Decision Checklist: Does This Event Belong in SIEM?
- Detection mapping: Is the event referenced by a current or planned detection/use case (ideally ATT&CK-mapped)? If no — default to log management.
- Investigation value: Does the field set materially advance triage/root cause within T+24h of an alert?
- Regulatory requirement: If retention is mandated but detection value is low, store outside SIEM with controlled recall.
- Duplication: Is the same signal represented by another, cleaner source? Keep one; drop or summarise the rest.
- Quality score: Reject events that fail parsing, lack required keys, or violate schema standards.

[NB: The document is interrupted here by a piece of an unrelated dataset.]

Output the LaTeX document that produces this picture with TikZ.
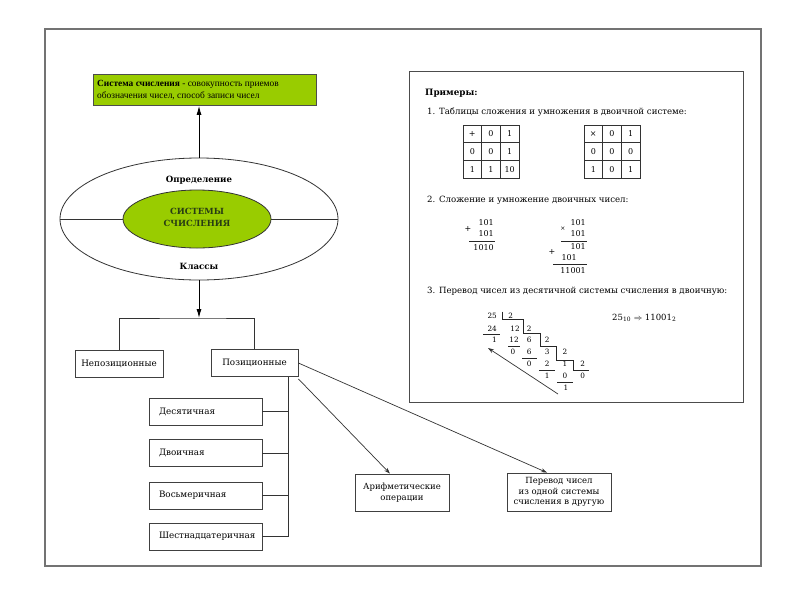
\documentclass[tikz,border=0pt]{standalone}
\usepackage{fontspec}
\setmainfont{DejaVu Serif}
\newfontfamily\timesf{Liberation Serif}
\usetikzlibrary{arrows.meta,shapes.geometric}
\definecolor{limeg}{RGB}{153,204,0}
\definecolor{txtgreen}{RGB}{40,60,20}
\tikzset{
  box/.style={draw=black!75, line width=0.8pt, minimum height=27pt, inner sep=2pt, font=\fontsize{8.8}{10}\selectfont},
  subbox/.style={box, minimum width=113pt, text width=93pt, inner xsep=10pt, align=left},
  arr/.style={-{Latex[length=9pt,width=5pt]}, line width=1pt},
  sarr/.style={-{Stealth[length=6pt,width=4pt]}, line width=0.7pt, black!80},
  conn/.style={line width=0.7pt, black!80},
  cell/.style={draw=black!80, line width=0.7pt, minimum width=18.7pt, minimum height=17.7pt, inner sep=0pt, font=\fontsize{8}{9}\selectfont},
  head/.style={anchor=west, inner sep=0pt, font=\fontsize{8.6}{10}\selectfont},
  num/.style={anchor=east, inner sep=0pt, font=\fontsize{8}{9}\selectfont},
  dig/.style={inner sep=0pt, font=\fontsize{8}{9}\selectfont},
  lnum/.style={anchor=east, inner sep=0pt, font=\fontsize{7.3}{8}\selectfont},
  ldig/.style={inner sep=0pt, font=\fontsize{7.3}{8}\selectfont},
  thin/.style={line width=0.6pt, black!85}
}
\begin{document}
\begin{tikzpicture}[x=1pt,y=-1pt]
\useasboundingbox (0,0) rectangle (800,600);
\fill[white] (0,0) rectangle (800,600);
\draw[black!55, line width=1.2pt] (45,29) rectangle (761,566);

% definition box
\node[draw=black!70, fill=limeg, line width=0.8pt, minimum width=223pt, minimum height=31pt, anchor=north west, inner sep=0pt] (def) at (93,74) {};
\node[anchor=west, align=left, inner sep=0pt, font=\timesf\fontsize{9.4}{12.5}\selectfont] (deftext) at (97,90) {\textbf{Система счисления} - совокупность приемов\\обозначения чисел, способ записи чисел};

% ellipses
\node[draw=black!80, line width=0.8pt, ellipse, minimum width=278pt, minimum height=122pt, inner sep=0pt] (outer) at (199,219) {};
\node[draw=black!80, line width=0.8pt, ellipse, fill=limeg, minimum width=148pt, minimum height=58pt, inner sep=0pt] (inner) at (197,219) {};
\draw[conn] (outer.west) -- (inner.west);
\draw[conn] (inner.east) -- (outer.east);
\node[font=\bfseries\fontsize{8.5}{10}\selectfont, color=txtgreen, align=center, inner sep=0pt] (innertext) at (197,217) {СИСТЕМЫ\\[2pt]СЧИСЛЕНИЯ};
\node[font=\bfseries\fontsize{8.6}{10}\selectfont, inner sep=0pt] (opred) at (199,180) {Определение};
\node[font=\bfseries\fontsize{8.6}{10}\selectfont, inner sep=0pt] (klass) at (199,266) {Классы};
\draw[arr] (outer.north) -- (outer.north |- def.south);

% classes tree
\coordinate (split) at (199,318);
\draw[arr] (outer.south) -- (split);
\node[box, minimum width=88pt] (nepos) at (119,363.5) {Непозиционные};
\node[box, minimum width=87pt] (posit) at (254.5,363) {Позиционные};
\draw[conn] (nepos.north) |- (split) -| (posit.north);

\node[subbox] (dec) at (205.5,411.5) {Десятичная};
\node[subbox] (bin) at (205.5,453) {Двоичная};
\node[subbox] (oct) at (205.5,495.5) {Восьмеричная};
\node[subbox] (hex) at (205.5,536.5) {Шестнадцатеричная};
\coordinate (vtop) at (288,377);
\draw[conn] (vtop) |- (hex.east);
\draw[conn] (dec.east) -- (dec.east -| vtop);
\draw[conn] (bin.east) -- (bin.east -| vtop);
\draw[conn] (oct.east) -- (oct.east -| vtop);

\node[box, minimum width=94pt, minimum height=37pt, align=center, font=\fontsize{8.5}{10.5}\selectfont] (arith) at (402,492.5) {Арифметические\\операции};
\node[box, minimum width=104pt, minimum height=38pt, align=center, font=\fontsize{8.5}{10.8}\selectfont] (perevod) at (559,492) {Перевод чисел\\из одной системы\\счисления в другую};
\draw[sarr] (posit.east) -- ([xshift=-12pt]perevod.north);
\draw[sarr] ([yshift=-2pt]posit.south east) -- ([xshift=-12pt]arith.north);

% examples panel
\node[draw=black!70, line width=1pt, minimum width=334pt, minimum height=331pt, anchor=north west, inner sep=0pt] (ex) at (409,71) {};
\node[head, font=\bfseries\fontsize{8.8}{10}\selectfont] (prim) at (425,93) {Примеры:};
\node[head] (h1) at (427,112) {1. Таблицы сложения и умножения в двоичной системе:};
\node[head] (h2) at (427,200) {2. Сложение и умножение двоичных чисел:};
\node[head] (h3) at (427,291) {3. Перевод чисел из десятичной системы счисления в двоичную:};

% tables
\foreach \r/\a/\b/\c in {0/+/0/1, 1/0/0/1, 2/1/1/10} {
  \node[cell] (ta-\r-0) at (472.3,{133.8+17.7*\r}) {\a};
  \node[cell] (ta-\r-1) at (491,{133.8+17.7*\r}) {\b};
  \node[cell] (ta-\r-2) at (509.7,{133.8+17.7*\r}) {\c};
}
\foreach \r/\a/\b/\c in {0/×/0/1, 1/0/0/0, 2/1/0/1} {
  \node[cell] (tb-\r-0) at (593.3,{133.8+17.7*\r}) {\a};
  \node[cell] (tb-\r-1) at (612,{133.8+17.7*\r}) {\b};
  \node[cell] (tb-\r-2) at (630.7,{133.8+17.7*\r}) {\c};
}

% addition
\node[dig] (ap) at (468,229) {+};
\node[num] (a1) at (494,223) {101};
\node[num] (a2) at (494,234) {101};
\draw[thin] (469,241) -- (495,241);
\node[num] (a3) at (494,248) {1010};
% multiplication
\node[dig] (mx) at (563,229) {\fontsize{6}{7}\selectfont ×};
\node[num] (m1) at (586,223) {101};
\node[num] (m2) at (586,234) {101};
\draw[thin] (561,241) -- (587,241);
\node[num] (m3) at (586,247) {101};
\node[dig] (mp) at (552,252) {+};
\node[num] (m4) at (577,258) {101};
\draw[thin] (553,264) -- (587,264);
\node[num] (m5) at (586,271) {11001};

% division ladder
\node[lnum] (d11) at (497,316) {25};
\node[ldig] (d12) at (510.7,316) {2};
\node[lnum] (d21) at (497,329) {24};
\node[ldig] (d22) at (515,329) {12};
\node[ldig] (d23) at (529.3,329) {2};
\node[lnum] (d31) at (497,340) {1};
\node[ldig] (d32) at (514,340) {12};
\node[ldig] (d33) at (529.3,340) {6};
\node[ldig] (d34) at (547.3,340) {2};
\node[ldig] (d42) at (513,352) {0};
\node[ldig] (d43) at (529.3,352) {6};
\node[ldig] (d44) at (547.3,352) {3};
\node[ldig] (d45) at (565,352) {2};
\node[ldig] (d53) at (529.3,364) {0};
\node[ldig] (d54) at (547.3,364) {2};
\node[ldig] (d55) at (565,364) {1};
\node[ldig] (d56) at (582.7,364) {2};
\node[ldig] (d64) at (547.3,376) {1};
\node[ldig] (d65) at (565,376) {0};
\node[ldig] (d66) at (582.7,376) {0};
\node[ldig] (d75) at (566,388) {1};
\draw[thin] (502,311.5) -- (502,319) -- (523,319) -- (523,333.3) -- (540,333.3) -- (540,346.7) -- (556.7,346.7) -- (556.7,360) -- (573.3,360) -- (573.3,370.7) -- (589.3,370.7);
\draw[thin] (483,334.3) -- (500,334.3);
\draw[thin] (508,346.7) -- (520,346.7);
\draw[thin] (522,358) -- (537,358);
\draw[thin] (539,370.7) -- (555,370.7);
\draw[thin] (557,382.7) -- (573,382.7);
\coordinate (arrS) at (558,394);
\coordinate (arrE) at (488,348);
\draw[sarr] (arrS) -- (arrE);
\node[anchor=west, inner sep=0pt, font=\fontsize{8.5}{10}\selectfont] (res) at (612,318) {25\textsubscript{10} $\Rightarrow$ 11001\textsubscript{2}};
\end{tikzpicture}
\end{document}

Cost Levers That Don't Kill Fidelity
- Field pruning: retain only the fields referenced by detections and investigations
- Summarisation: roll up high-frequency successes (auth OK, health) into counts with first/last timestamps
- Sampling: for extremely chatty sources where full fidelity is not required
- Tiered retention: hot days, warm weeks, cold months, archive years — with restore workflows
- Schema standardisation: map to a common schema to avoid storing multiple shapes of the same data
Example Placements
Keep in SIEM (Hot)
- Auth failures, MFA challenges, privilege escalations
- Endpoint prevention / EDR alerts and process ancestry
- Network security denies, IDS/IPS alerts, east-west anomalies
- Cloud audit / control-plane changes (IAM, keys, policy updates)
Prefer Log Management
- Authentication successes at scale (summarised)
- Service health checks, component verbose/debug logs
- System performance metrics and traces
- Long-term audit copies for compliance
FAQs
Will moving data out of SIEM hurt investigations?
Not if you preserve investigative context (IDs, user/asset, timestamps) and support on-demand recall from log management or archive into the SIEM when needed.
How do I prove coverage didn't drop?
Track a simple scorecard: techniques covered, high-fidelity alert rate, false-positive rate, and mean time to detect/respond — before and after the changes.